President’s Award - Best Freelance Collection - Real Estate
Robyn A. Friedman, The Wall Street Journal
Collection Includes: “What Condo Owners Should Know Before a Special Assessment Hits,” “How to Shrink - or Even Eliminate - Capital Gains on Your Home Sale,” “Yes, It Pays to Share a Home With Family. But Plan for Some Challenges”
Judges’ Comment: In her engaging, easy-to-understand pieces about how condo owners can prepare for unexpected “special assessments,” how to reduce capital gains on home sales and how to manage multiple generations living under one roof, Robyn A. Friedman embraces The Wall Street Journal’s news mission to deliver stories through “the lens of business, finance, economics and money.” To illustrate her points, she uses helpful “show, don’t tell” examples of real people, such as a special-education teacher hit with a $102,000 assessment less than a year after retiring to Florida. Yikes. She also gives concrete tips, such as checking the minutes for condo association board of director meetings (to see if an assessment might be in the offing), saving receipts for home improvements (to reduce the tax burden for anyone who exceeds the allowable IRS exclusion in a lucrative home sale) and writing a cohabitation agreement (to prevent disputes among loved ones in a multifamily house). As Friedman skillfully conveys, home is where the heart is – and where the money is.
Ruth Ryon Award - Best Young Journalist - Real Estate
Madaleine Rubin, Pittsburgh Post-Gazette
Collection Includes: “What does a possible Penguins sale mean for the Hill - after years of stalled development?” “Downtown’s $600 million revitalization plan is being tested as delays and costs pile up,” “Future of Donny’s Place in Polish Hill, once a safe haven for the queer community, remains uncertain”
Judges’ Comment: Madaleine Rubin’s work closely ties commercial real estate moves in Pittsburgh to the city’s identity.

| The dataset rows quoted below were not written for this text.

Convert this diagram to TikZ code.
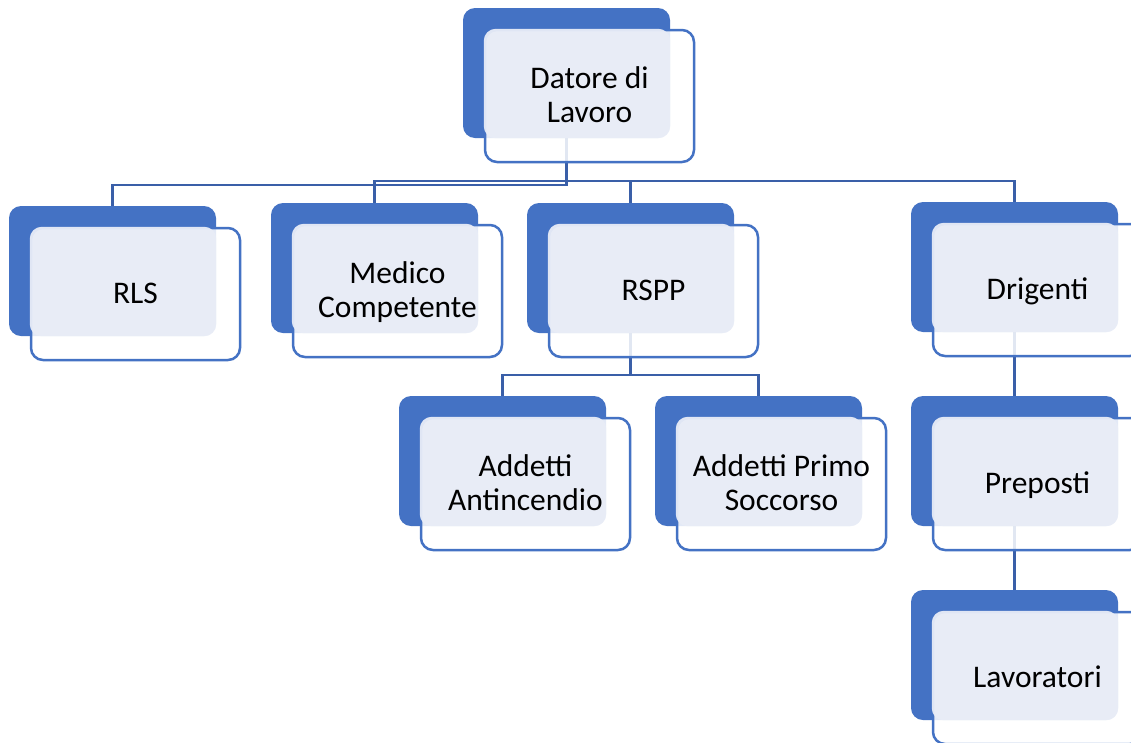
\documentclass[tikz,border=0pt]{standalone}
\usepackage{fontspec}
\setmainfont{Carlito}
\definecolor{boxblue}{HTML}{4472C4}
\definecolor{lightfill}{HTML}{E9EDF7}
\definecolor{linkblue}{HTML}{3A5FA8}
\pgfdeclarelayer{bg}
\pgfsetlayers{bg,main}
\newcommand\ls{\rule[-6pt]{0pt}{30pt}}
\tikzset{
  bluebox/.style={fill=boxblue, draw=none, rounded corners=12pt, minimum width=207pt, minimum height=130pt, inner sep=0pt},
  outbox/.style={fill=white, fill opacity=0.85, draw=boxblue, draw opacity=1, line width=2.5pt, rounded corners=12pt, minimum width=209pt, minimum height=132pt, inner sep=0pt},
  litebox/.style={fill=lightfill, fill opacity=0.95, rounded corners=12pt},
  txt/.style={align=center, inner sep=0pt, font=\fontsize{31.5}{34}\selectfont, text=black},
  link/.style={draw=linkblue, line width=2.7pt}
}
\newcommand\orgbox[4]{%
  \node[bluebox] (#1) at (#2+103.5, #3+65) {};
  \node[outbox] (#1o) at (#2+126.5, #3+88) {};
  \fill[litebox] (#1o.north west) rectangle (#1.south east);
  \node[txt] (#1t) at (#1o.center) {#4};
}
\begin{document}
\begin{tikzpicture}[x=1pt,y=-1pt]
\clip (0,0) rectangle (1131,742);
\begin{pgfonlayer}{bg}
\fill[white] (0,0) rectangle (1131,742);
\end{pgfonlayer}
\coordinate (levA) at (0,185);
\coordinate (levB) at (0,181);
\coordinate (levC) at (0,375);
% boxes
\orgbox{datore}{463}{8}{\ls Datore di\\\ls Lavoro}
\orgbox{rls}{9}{206}{\ls RLS}
\orgbox{medico}{271}{203}{\ls Medico\\\ls Competente}
\orgbox{rspp}{527}{203}{\ls RSPP}
\orgbox{drig}{911}{202}{\ls Drigenti}
\orgbox{anti}{399}{396}{\ls Addetti\\\ls Antincendio}
\orgbox{primo}{655}{396}{\ls Addetti Primo\\\ls Soccorso}
\orgbox{prep}{911}{396}{\ls Preposti}
\orgbox{lav}{911}{590}{\ls Lavoratori}
% connectors, behind the boxes
\begin{pgfonlayer}{bg}
\draw[link] (datore.south) -- (datore.south |- levA) -| (rls.north);
\draw[link] (datore.south) -- (datore.south |- levB) -| (medico.north);
\draw[link] (datore.south) -- (datore.south |- levB) -| (rspp.north);
\draw[link] (datore.south) -- (datore.south |- levB) -| (drig.north);
\draw[link] (rspp.south) -- (rspp.south |- levC) -| (anti.north);
\draw[link] (rspp.south) -- (rspp.south |- levC) -| (primo.north);
\draw[link] (drig.south) -- (prep.north);
\draw[link] (prep.south) -- (lav.north);
\end{pgfonlayer}
\end{tikzpicture}
\end{document}
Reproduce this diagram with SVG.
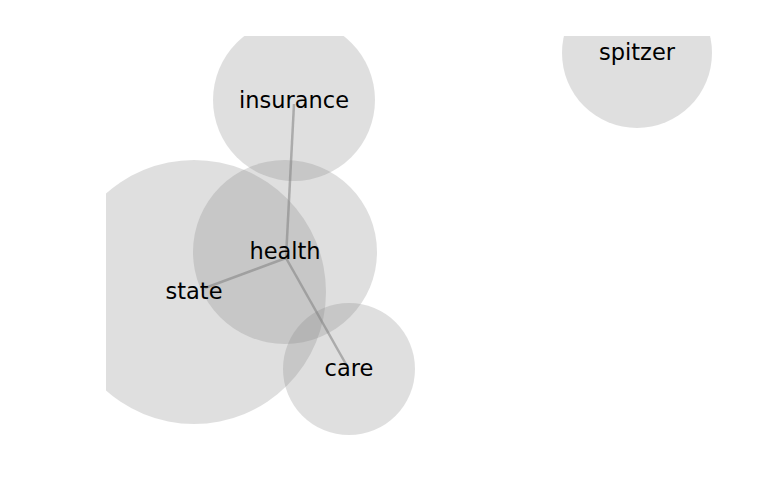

She recognized a trend of delays in downtown residential projects previously touted to revitalize and reshape the area, and she explained how the Pittsburgh Penguins’ potential sale would further throw a parcel of land owned by the team into limbo. She also described how the future of a now-shuttered gay bar, a safe space for members of the queer community for decades, remained unsettled after a non-decision by the city’s Historic Review Commission. Rubin’s stories all break down these issues key at points when stakeholders and residents are debating the future of these pockets of Pittsburgh, arming them with the knowledge and context needed to decide the next step.
Category 1: Kenneth R. Harney Award for Best Real Estate Consumer Education Reporting
Jeff Collins, Orange County Register, Southern California News Group
“Hardening Homes Against Wildfires,” “How residents can complete home-hardening”
Judges’ Comment: In his stories, published the month after the Pacific Palisades and Altadena blazes, Jeff Collins delivers exactly what his Orange County Register readers want and need to know: how to fireproof their homes. He opens one piece with a powerful anecdote about an architect whose 3,500-square-foot Palisades residence was the only one still standing on his block. His secret: He designed it with fire in mind. Collins lays out how the home had no overhangs to trap embers and a garden of agave and cacti covered with lava rock instead of mulch. In his “home hardening” story, he briefly and specifically shares details about choosing fire-resistant gutters and roofs, dual-pane windows (with one pane using tempered glass) that won’t shatter during fires, and noncombustible materials like stone and concrete to place around a house’s perimeter. He also encourages homeowners to reduce fuel for fires by removing dead plants, shrubs and trees. Basically, he empowers readers, giving them the tools they need to save lives, including their own.
Category 2: Best Collection of Work by an Individual Covering Residential Real Estate
Gold Winner: James Rodriguez, Business Insider
Collection Includes: “The Boomer Home Dilemma,” “The mortgage buydown backfire,” “Robert Reffkin v. Real Estate”
Judges’ Comment: James Rodriguez places readers in the shoes of his characters, including millennials inheriting their boomer parents’ homes and homeowners who optimistically count on rates dropping soon so they can refinance before their payments bump up to the normal level. He skillfully weaves in statistics and expert commentary, explaining complicated financing options in an understandable way. He explains, for example, how builders “touted borrowing rates well below the prevailing levels, keeping sales moving by enticing buyers with cheaper monthly payments.” Even if they don’t realize it, readers respond to strong verbs like “tout,” strong adjectives like “enticing,” and strong central characters like Compass CEO Robert Reffkin. Rodriguez’s labor-intensive reporting pays off.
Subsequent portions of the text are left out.